My shrimps were unpeeled and whole.  Not one of them was more than two centimetres long and I was presented with half a kilogram, or just more than a pound of the little buggers. 
About 25 minutes after our food had arrived Caroline had finished eating and although I had been peeling and eating as fast as I could, I had made no apparent difference to the level of the shrimps in the bowl.
After another half an hour, Caroline asked me to hurry up.  I thought about abandoning the shrimps and ordering a croque-monsieur but I stubbornly persevered.
“At the rate you’re eating them,” she told me, “I think you’ll be eating for at least another hour and it will be dark by then.”
“Why don’t you help and peel some too?” I asked.
“Because I think I’ll have some chocolate gateau and I don’t want to have fishy fingers.”
I never did finish them.  I was still hungry but I was bored.  We left and I bought a chocolate bar on the way out.
There is a restaurant near to where we live that we have visited many times.  Last Friday evening I ordered something on the starter menu that I hadn’t seen before:
Pan-fried tiger prawns with sweet chilli & ginger sauce.
The first ‘alarm bell’ rang when the waiter brought a finger bowl to our table. 
“Oh no!  I’m going to have to peel them,” I said to Caroline.  “Do you remember the shrimps in France?” 
“I certainly do,” she said.  “But tiger prawns are huge and there’ll only be two or three of them.  Shouldn’t be a problem.”
She couldn’t have been more wrong.  Four tiger prawns arrived at the table still in their shells but straight from the pan.  They were scalding hot.  I picked up one and dropped it immediately.  The waiter came by.
“How am expected to eat these?” I asked.       
He was very polite but no help at all.  By the time Caroline had finished her tuna carpaccio, I had managed to decapitate one prawn and pull its tail shell off but eaten nothing.  They were still ridiculously hot.
“Sorry about this,” I said.  “They’re still too hot to touch.”
“I don’t think they sell Mars Bars here,” said Caroline.
We were eating our main courses when the manager came to our table and said that she’d been told that there had been a problem.  I explained and she came out with the predictable response.  
I have said before in, “Trailblazer”, (click to see) that those responsible for dealing with a problem all seem to believe that the best way to diffuse the situation when someone complains is to feign ignorance of the very existence of that problem. 
“I’m very sorry,” she said. “We’ve had that dish on the menu for five years and no one has ever had a difficulty with it before.”

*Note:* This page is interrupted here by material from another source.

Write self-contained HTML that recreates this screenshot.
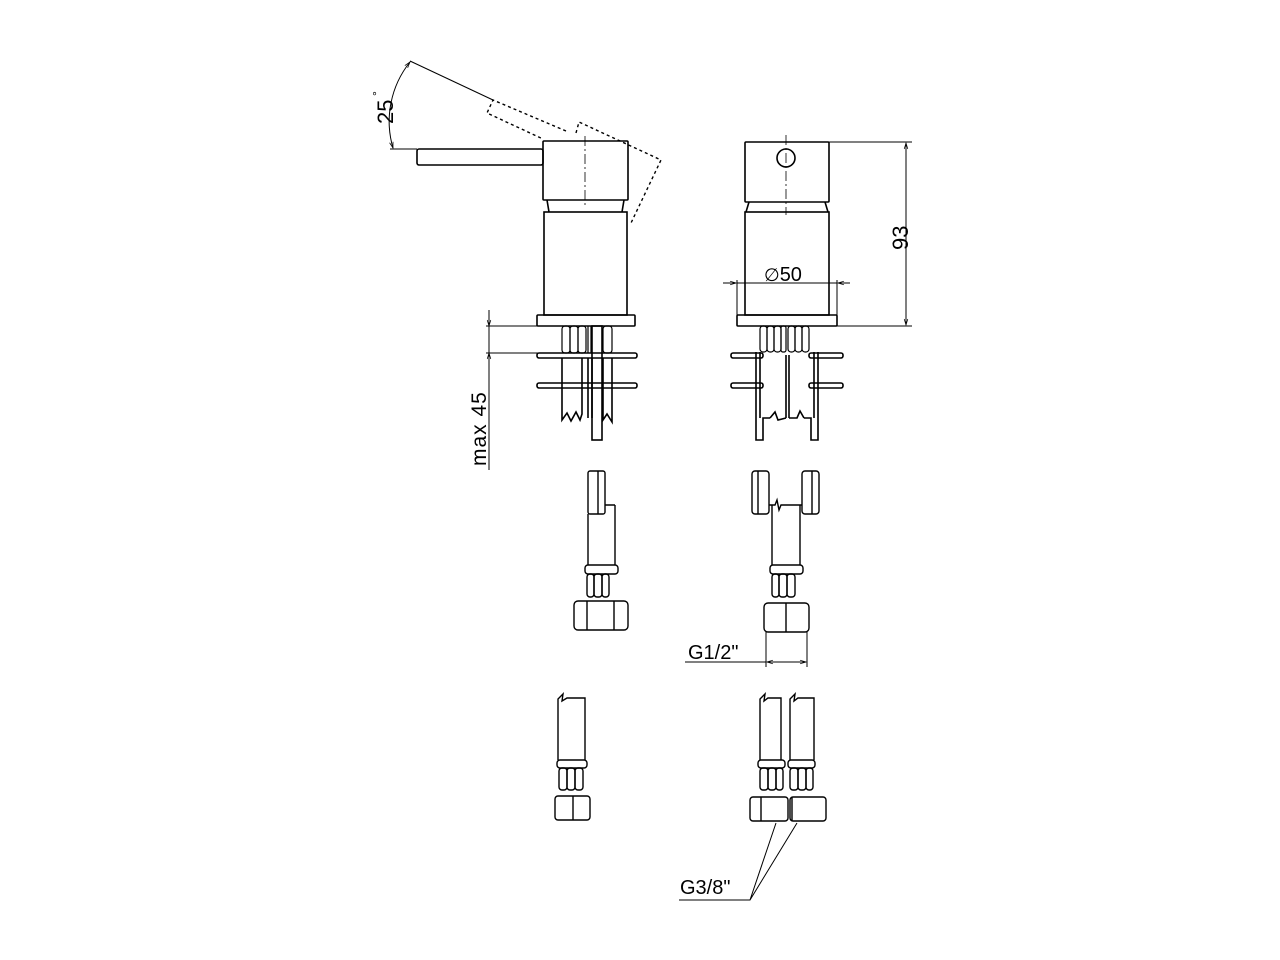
<!DOCTYPE html>
<html><head><meta charset="utf-8"><style>
html,body{margin:0;padding:0;background:#fff;}
svg{display:block;}
text{font-family:"Liberation Sans",sans-serif;fill:#000;}
</style></head><body>
<svg width="1280" height="960" viewBox="0 0 1280 960" xmlns="http://www.w3.org/2000/svg">
<defs>
<marker id="ar" viewBox="0 0 10 10" refX="10" refY="5" markerWidth="8" markerHeight="6" orient="auto-start-reverse"><path d="M0,2 L10,5 L0,8" fill="none" stroke="#000" stroke-width="1.2"/></marker>
</defs>
<g fill="none" stroke="#000" stroke-width="1.6">
<!-- LEFT VIEW -->
<rect x="417" y="149" width="126" height="16" rx="2"/>
<rect x="543" y="141" width="85" height="59" rx="1"/>
<path d="M547,200 L549,212 M624,200 L622,212"/>
<rect x="544" y="212" width="83" height="103"/>
<rect x="537" y="315" width="98" height="11" rx="1"/>
<rect x="537" y="353" width="100" height="5" rx="2"/>
<rect x="537" y="383" width="100" height="5" rx="2"/>
<!-- connectors -->
<g stroke-width="1.2">
<rect x="562" y="326" width="8" height="27" rx="3"/><rect x="570" y="326" width="8" height="27" rx="3"/><rect x="578" y="326" width="8" height="27" rx="3"/>
<rect x="603" y="326" width="9" height="27" rx="3"/>
<path d="M588,326 V353 M591,326 V353"/>
</g>
<path d="M562,358 V420 L567,413 L571,421 L576,412 L580,420 L582,414 V358"/>
<path d="M588,358 V418 M592,358 V418"/>
<rect x="592" y="326" width="10" height="114"/>
<path d="M603,358 V420 L607,414 L612,422 V358"/>
<!-- dotted lever -->
<g stroke-dasharray="3,3" stroke-width="1.4">
<path d="M566,131 L493,100 L487,113 L543,139"/>
<path d="M576,133 L579,122 L661,160 L631,223"/>
</g>
<!-- centerline -->
<path d="M585,136 V206" stroke-width="0.8" stroke-dasharray="10,3,2,3"/>
<!-- 25 deg dimension -->
<path d="M493,100 L410,61" stroke-width="1"/>
<path d="M390,149 H417" stroke-width="1"/>
<path d="M410,62 A95,95 0 0 0 393,148" stroke-width="1" marker-start="url(#ar)" marker-end="url(#ar)"/>
<!-- max 45 -->
<path d="M486,326 H540 M486,353 H540" stroke-width="1"/>
<path d="M489,310 V326" stroke-width="1" marker-end="url(#ar)"/>
<path d="M489,326 V353" stroke-width="1"/>
<path d="M489,470 V353" stroke-width="1" marker-end="url(#ar)"/>

<!-- RIGHT VIEW -->
<rect x="745" y="142" width="84" height="60" rx="1"/>
<circle cx="786" cy="158" r="9"/>
<path d="M786,135 V215" stroke-width="0.8" stroke-dasharray="10,3,2,3"/>
<path d="M749,202 L746,212 M825,202 L828,212"/>
<rect x="745" y="212" width="84" height="103"/>
<rect x="737" y="315" width="100" height="11" rx="1"/>
<g stroke-width="1.2">
<rect x="760" y="326" width="7" height="26" rx="3"/><rect x="767" y="326" width="7" height="26" rx="3"/><rect x="774" y="326" width="7" height="26" rx="3"/><rect x="781" y="326" width="5" height="26" rx="2"/>
<rect x="788" y="326" width="7" height="26" rx="3"/><rect x="795" y="326" width="7" height="26" rx="3"/><rect x="802" y="326" width="7" height="26" rx="3"/>
</g>
<rect x="731" y="353" width="32" height="5" rx="2"/><rect x="809" y="353" width="34" height="5" rx="2"/>
<rect x="731" y="383" width="32" height="5" rx="2"/><rect x="809" y="383" width="34" height="5" rx="2"/>
<path d="M756,352 V440 H763 V418 L770,418 M818,352 V440 H811 V418 L804,418"/>
<path d="M760,352 V418 M814,352 V418"/>
<path d="M770,418 L775,412 L778,420 L786,418 M786,355 V418 M789,355 V418 M789,418 L797,418 L800,411 L804,418"/>
<!-- dim 93 -->
<path d="M829,142 H912 M837,326 H912" stroke-width="1"/>
<path d="M906,234 V143" stroke-width="1" marker-end="url(#ar)"/>
<path d="M906,234 V325" stroke-width="1" marker-end="url(#ar)"/>
<!-- dim phi 50 -->
<path d="M737,280 V320 M837,280 V320" stroke-width="1"/>
<path d="M723,283 H736" stroke-width="1" marker-end="url(#ar)"/>
<path d="M850,283 H838" stroke-width="1" marker-end="url(#ar)"/>
<path d="M737,283 H837" stroke-width="1"/>

<!-- MIDDLE LEFT FITTING -->
<g stroke-width="1.4">
<rect x="588" y="471" width="17" height="43" rx="2"/><path d="M598,471 V514"/>
<path d="M588,514 V565 M615,505 V565 M605,505 H615"/>
<rect x="585" y="565" width="33" height="9" rx="3"/>
<rect x="587" y="574" width="7" height="23" rx="3"/><rect x="594" y="574" width="8" height="23" rx="3"/><rect x="602" y="574" width="7" height="23" rx="3"/>
<rect x="574" y="601" width="54" height="29" rx="4"/><path d="M587,601 V630 M614,601 V630"/>
</g>
<!-- MIDDLE RIGHT FITTING -->
<g stroke-width="1.4">
<rect x="752" y="471" width="17" height="43" rx="3"/><path d="M758,471 V514"/>
<rect x="802" y="471" width="17" height="43" rx="3"/><path d="M812,471 V514"/>
<path d="M769,505 L775,505 L777,500 L779,510 L781,505 H802"/>
<path d="M772,505 V565 M800,505 V565"/>
<rect x="770" y="565" width="33" height="9" rx="3"/>
<rect x="772" y="574" width="7" height="23" rx="3"/><rect x="779" y="574" width="8" height="23" rx="3"/><rect x="787" y="574" width="8" height="23" rx="3"/>
<rect x="764" y="603" width="45" height="29" rx="4"/><path d="M786,603 V632"/>
</g>
<!-- G1/2 dim -->
<path d="M766,632 V667 M807,632 V667" stroke-width="1"/>
<path d="M685,662 H766" stroke-width="1"/>
<path d="M787,662 H767" stroke-width="1" marker-end="url(#ar)"/>
<path d="M787,662 H806" stroke-width="1" marker-end="url(#ar)"/>

<!-- BOTTOM LEFT -->
<g stroke-width="1.4">
<path d="M558,760 V699 L563,694 L562,701 L567,698 H585 V760"/>
<rect x="557" y="760" width="30" height="8" rx="3"/>
<rect x="559" y="768" width="8" height="22" rx="3"/><rect x="567" y="768" width="8" height="22" rx="3"/><rect x="575" y="768" width="8" height="22" rx="3"/>
<rect x="555" y="796" width="35" height="24" rx="3"/><path d="M573,796 V820"/>
</g>
<!-- BOTTOM RIGHT -->
<g stroke-width="1.4">
<path d="M760,760 V699 L765,694 L764,701 L768,698 H781 V760"/>
<path d="M790,760 V699 L795,694 L794,701 L798,698 H814 V760"/>
<rect x="758" y="760" width="27" height="8" rx="3"/><rect x="788" y="760" width="27" height="8" rx="3"/>
<rect x="760" y="768" width="8" height="22" rx="3"/><rect x="768" y="768" width="8" height="22" rx="3"/><rect x="776" y="768" width="7" height="22" rx="3"/>
<rect x="790" y="768" width="8" height="22" rx="3"/><rect x="798" y="768" width="8" height="22" rx="3"/><rect x="806" y="768" width="7" height="22" rx="3"/>
<rect x="750" y="797" width="38" height="24" rx="3"/><path d="M761,797 V821"/>
<rect x="790" y="797" width="36" height="24" rx="3"/><path d="M792,797 V821"/>
</g>
<path d="M679,900 H750 L776,823 M750,900 L797,823" stroke-width="1"/>
</g>

<!-- TEXT -->
<text x="0" y="0" font-size="22" transform="translate(393,124) rotate(-90)">25</text>
<text x="0" y="0" font-size="12" transform="translate(381,96) rotate(-90)">°</text>
<text x="0" y="0" font-size="21" transform="translate(486,466) rotate(-90)" letter-spacing="1">max  45</text>
<text x="0" y="0" font-size="22" transform="translate(908,250) rotate(-90)">93</text>
<text x="764" y="281" font-size="20"><tspan font-size="18">∅</tspan>50</text>
<text x="688" y="659" font-size="20">G1/2"</text>
<text x="680" y="894" font-size="20">G3/8"</text>
</svg>
</body></html>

That was not just nonsense, it was a lie.  It had not been on the menu for years because if it had been, I would have seen it and ordered it before. 
Why do restaurants sometimes serve shrimps and prawns with their shells on and intact?  Apart from boiled eggs and some other types of shellfish, I can't think of any food variety which the diner has to prepare at the table before eating.  I only wish I didn’t like shrimps and prawns so much.
I dealt with those situations very quietly and stayed calm throughout.  I can’t imagine how Murty could have reacted.